I was just thinking about how good so many of Stella McCartney’s guests looked in their Stella McCartney, which you can’t say of every brand’s front row, when one of them, Helen Mirren—Helen Mirren! I was beside myself, fanboying like crazy—got up dressed in her Stella suit, and black square-toed Stella pumps, a microphone in her hand, and began to speak. “Here come old flat-top, he come groovin’ up slowly, he got ju-ju eyeball, he one holy roller…” Mirren intoned. Oh hang on, I know this. It’s…. “He say, ‘I know you, you know me, one thing I can tell you is you got to be free….’” No, really, I do. It’s… it’s…. “Come together, right now, over me.” Well, duh, of course: It’s “Come Together” by The Beatles.

A look at the always informative The Stella Times, the newspaper McCartney distributes at every show, told us that come together is, yes, a double entendre—this is Stella McCartney, people, and as a Brit, I am here for her Brit humor. Yet more importantly for McCartney, the idea of come together is a statement about the uniting of people, and of us with the natural world, and from there, into McCartney’s own world, of fashion, and how its oppositions—masculine/feminine, structure/softness, rebellion and romance—can, and need to, co-exist.

McCartney’s collection played to all of this: The now McCartney-classic snappy wide shouldered suiting, some of it scissored away at the sides of the jackets, loosening up even more her roomy silhouette; the peplum shirts over wiiiiiide utility pants; softly Grès-like draped evening dresses dramatically contrasted with sculpted bodices; and, more of her brilliant (in both senses of the word) biodegradable sequins splashed over a jacket atop slouched up denims, or embellishing the front of cotton drill pants worn with a supersized tee.

Elsewhere, perusing McCartney’s paper also gave some background on two of the strongest elements of the collection: the jeans and the feathers. For the former, she used denim, woven with PURETECH, which, the notes said, “literally cleans the air we breathe.” It’s a material which could have uses, and implications, beyond fashion—though for now, its use in the standout jeans, one pair in striations of different blues, another with a curving back panel which looked like a denim jacket had been knotted at the waist, was very satisfying. As for the feathers, well, they weren’t. They were Fevvers, a plant based feather alternative, and lovely they looked, too, on Alex Consani, who fluttered down the runway to close the show in a strapless column dress in purple eco-plumage.

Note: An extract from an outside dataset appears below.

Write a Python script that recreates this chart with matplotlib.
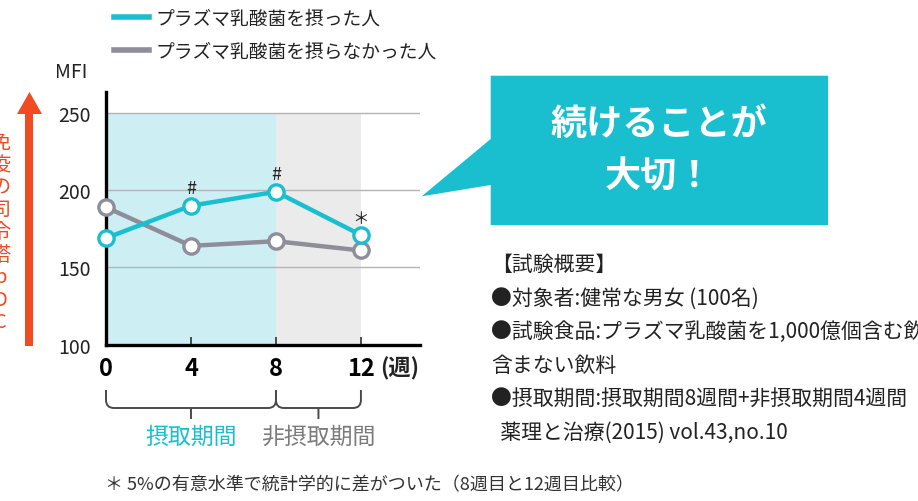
import matplotlib
matplotlib.use('Agg')
import matplotlib.pyplot as plt
import matplotlib.transforms as mtransforms
from matplotlib.lines import Line2D
from matplotlib.patches import Polygon, PathPatch
from matplotlib.path import Path

plt.rcParams['font.family'] = ['Noto Sans CJK JP', 'DejaVu Sans']

# データ
weeks = [0, 4, 8, 12]
taken = [169, 190, 199, 171]        # プラズマ乳酸菌を摂った人
not_taken = [189, 164, 167, 161]    # 摂らなかった人
sig_marks = ['', '#', '#', '＊']
series_labels = ['プラズマ乳酸菌を摂った人', 'プラズマ乳酸菌を摂らなかった人']
y_ticks = [100, 150, 200, 250]
grid_levels = [150, 200, 250]
period_edges = [0, 8, 12]
period_names = ['摂取期間', '非摂取期間']
y_label_chars = list('免疫の司令塔pDC')
callout_lines = ['続けることが', '大切！']
info_lines = ['【試験概要】',
              '●対象者:健常な男女 (100名)',
              '●試験食品:プラズマ乳酸菌を1,000億個含む飲料と',
              '含まない飲料',
              '●摂取期間:摂取期間8週間+非摂取期間4週間',
              '  薬理と治療(2015) vol.43,no.10']
footnote = '＊ 5%の有意水準で統計学的に差がついた（8週目と12週目比較）'

CYAN = '#19bfcf'
CYAN_BG = '#cdeff4'
GRAY = '#8e8d9a'
GRAY_BG = '#ebebeb'
RED = '#f04b22'
TXT = '#222222'

W, H = 918, 502
def fx(px): return px / W
def fy(py): return 1 - py / H

fig = plt.figure(figsize=(W / 100, H / 100), dpi=100)
ax = fig.add_axes([fx(106), fy(345.7), (420 - 106) / W, (345.7 - 93) / H])
ax.set_xlim(0, 14.78)
ax.set_ylim(100, 263.6)

# 背景の期間
ax.fill_between(period_edges[0:2], 100, 250, color=CYAN_BG, lw=0, zorder=0)
ax.fill_between(period_edges[1:3], 100, 250, color=GRAY_BG, lw=0, zorder=0)
for g in grid_levels:
    ax.axhline(g, color='#b4b4b4', lw=1, zorder=1)

ax.plot(weeks, not_taken, color=GRAY, lw=3.2, marker='o', ms=11, mfc='white',
        mec=GRAY, mew=2.4, clip_on=False, zorder=4)
ax.plot(weeks, taken, color=CYAN, lw=3.2, marker='o', ms=11, mfc='white',
        mec=CYAN, mew=2.4, clip_on=False, zorder=5)
for x, y, m in zip(weeks, taken, sig_marks):
    if m:
        ax.annotate(m, (x, y), xytext=(0, 13 if m == '#' else 12),
                    textcoords='offset points', ha='center', va='center',
                    fontsize=13 if m == '#' else 12, color=TXT)

for s in ['top', 'right']:
    ax.spines[s].set_visible(False)
for s in ['left', 'bottom']:
    ax.spines[s].set_linewidth(2.4)
    ax.spines[s].set_color('black')

ax.set_yticks(y_ticks)
ax.tick_params(axis='y', length=0, pad=11, labelsize=14, labelcolor=TXT)
ax.set_xticks(weeks)
ax.set_xticklabels([str(w) for w in weeks], fontsize=17, fontweight='bold')
ax.tick_params(axis='x', direction='in', length=6, width=1.2, pad=8, color='#333333')
ax.annotate('(週)', (12, 100), xytext=(14, -16.5), textcoords='offset points',
            ha='left', va='center', fontsize=16, fontweight='bold', color=TXT,
            annotation_clip=False)

# 期間の括弧
bt = mtransforms.blended_transform_factory(ax.transData, fig.transFigure)
top, bot, stem = fy(391), fy(409), fy(420)
r = fy(401) - fy(409)
rx = 8 / 21.25
for a, b, name, col in zip(period_edges[:-1], period_edges[1:], period_names, [CYAN, '#7b7b7b']):
    m = (a + b) / 2
    verts = [(a, top), (a, bot + r), (a, bot), (a + rx, bot), (b - rx, bot),
             (b, bot), (b, bot + r), (b, top), (m, bot), (m, stem)]
    codes = [Path.MOVETO, Path.LINETO, Path.CURVE3, Path.CURVE3, Path.LINETO,
             Path.CURVE3, Path.CURVE3, Path.LINETO, Path.MOVETO, Path.LINETO]
    fig.add_artist(PathPatch(Path(verts, codes), transform=bt, fill=False,
                             ec='#4a4a4a', lw=1.4))
    fig.text(m, fy(437), name, transform=bt, ha='center', va='center',
             fontsize=16.5, color=col)

# 凡例
fig.legend([Line2D([], [], color=CYAN, lw=4), Line2D([], [], color=GRAY, lw=4)],
           series_labels, loc='upper left', bbox_to_anchor=(fx(114), fy(9)),
           frameon=False, fontsize=13.5, handlelength=1.85, handletextpad=0.35,
           labelspacing=0.62, borderpad=0, borderaxespad=0, labelcolor=TXT)

fig.text(fx(71), fy(72), 'MFI', ha='center', va='center', fontsize=14, color=TXT)

# 左の矢印と縦書きラベル
arrow = [(25, 347), (33, 347), (33, 115), (42, 115), (29.5, 93), (17, 115), (25, 115)]
fig.add_artist(Polygon([(fx(px), fy(py)) for px, py in arrow], closed=True,
                       color=RED, lw=0))
for i, ch in enumerate(y_label_chars):
    fig.text(fx(0.5), fy(143 + 22.5 * i), ch, ha='center', va='center',
             fontsize=14.5, color=RED)

# 吹き出し
bubble = [(490.7, 76.7), (828, 76.7), (828, 226), (490.7, 226), (490.7, 186),
          (421.7, 197.3), (490.7, 140)]
fig.add_artist(Polygon([(fx(px), fy(py)) for px, py in bubble], closed=True,
                       color=CYAN, lw=0))
for i, line in enumerate(callout_lines):
    fig.text(fx(659), fy(124 + 53 * i), line, ha='center', va='center',
             fontsize=26, fontweight='bold', color='white')

# 試験概要
for i, line in enumerate(info_lines):
    fig.text(fx(491), fy(265 + 33.6 * i), line, ha='left', va='center',
             fontsize=15, color=TXT)

fig.text(fx(105), fy(485), footnote, ha='left', va='center', fontsize=13, color='#333333')

fig.savefig('out.png', dpi=100)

Of course, division is all we seem to live, breathe and experience these days, a gloomy, despondency-inducing state of affairs, and yes, you can say what good does raising this at a fashion do. But I for one am glad McCartney did; a rare acknowledgement that things are really quite desperate and dreadful, but speaking about it doesn’t detract from also celebrating creativity, and reminding us of some much needed joy and lightness. Quite the opposite. Come together, indeed.